The Companion Chronicles: Starborn
by Jacqueline Rayner
Starring Maureen O’Brien & Jacqueline King
Out now
Occurring
just after their hasty departure from Nero’s Rome and before their
peculiar encounters on the Planet Vortis, Jacqueline Rayner’s Starborn
provides a short, but thoughtful and poignant interlude in the
adventures of The Doctor, Barbara, Ian and Vicki. This is very much
Vicki’s story and Maureen O’Brien transports the listener back in time,
in the company of the eager, slightly gawky teenaged traveller from the
25th century.
Just on the point of departure from a visit
to the abode of a spiritualist, Vicki is urgently summoned to return to
take part in an impromptu séance, at the behest of Madam Violet, played
with just the right levels of dramatic flourishes and gossipy
exasperation by Jacqueline King (best known as Donna Noble's mum, Sylvia). Initial contact is made with Madam
Violet’s contact to the spirit world, one Appius Octavius Crispus but it
soon becomes apparent that the urgent contact from beyond is in fact
coming from Vicki herself, or at least a future version.
It’s
a clever construct upon which to allow the narration to proceed, with
present day Vicki’s scepticism gradually being eroded, aware that the
unfolding story is leading her towards a potentially grim conclusion.
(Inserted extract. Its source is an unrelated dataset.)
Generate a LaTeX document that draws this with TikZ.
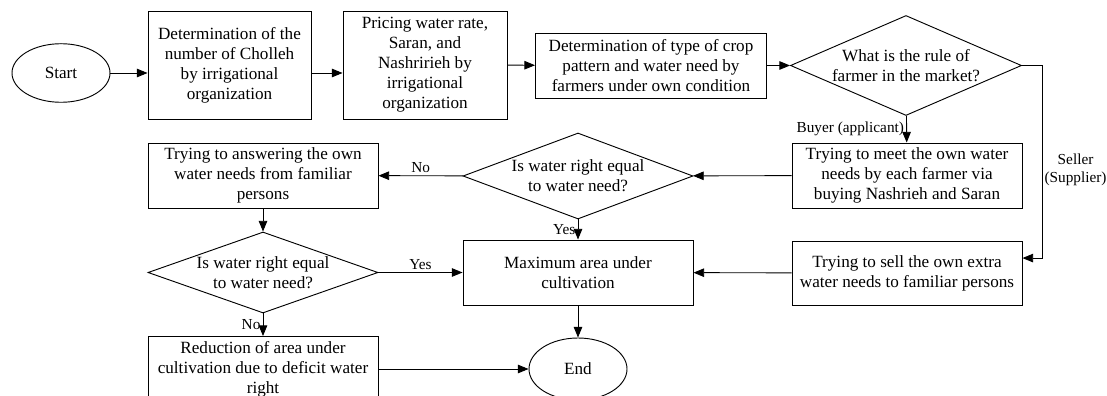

She learns of the TARDIS’s forthcoming arrival on an exotic planet,
bathed in perpetual light from a web of radiance, literally composed of
“star people”.
Her future self describes a developing
friendship with one of the fledgling star people, Anet, a fellow
teenager who is due to ascend and take her place in the aerial network.
The Doctor agrees that the TARDIS crew will stay to witness events,
during which time the teenage girls’ friendship continues to grow.
There
are intriguing moments scattered throughout future Vicki’s narration to
suggest there may be more to her tale than might first appear, and
these little “hold on, did she just say…?” moments cleverly draw the
listener further into the story, just as present-day Vicki seizes upon
these apparent inconsistencies.
The story takes a darker
turn at the point of Anet’s ascension, with the sudden arrival of a band
of female space pirates seeking to take advantage of the resulting
weakness in the planet’s living star network, hoping to drain its power
for their own purposes. It’s at that point that Vicki’s ultimate fate
is about to be revealed.
Maureen O’Brien is excellent as
Vicki, the cynical teenager whose faith is firmly placed in science
rather than the spirit world, but who finds these certainties gradually
eroded by a growing sense of doubt. She also offers a creditable
version of the First Doctor, and the rather fey starborn of the title,
Anet. Jacqueline King’s medium, Madam Violet stays just the right side
of over-the-top and between them they breathe life into a compact,
poignant tale of friendship, redemption and loss.
Jacqueline
Rayner perfectly captures Vicki’s perky and amused speech patterns, but
doesn’t waste the opportunity to reveal additional facets to her
character: an orphan lucky enough to have found the perfect replacement
family waiting for her in the TARDIS.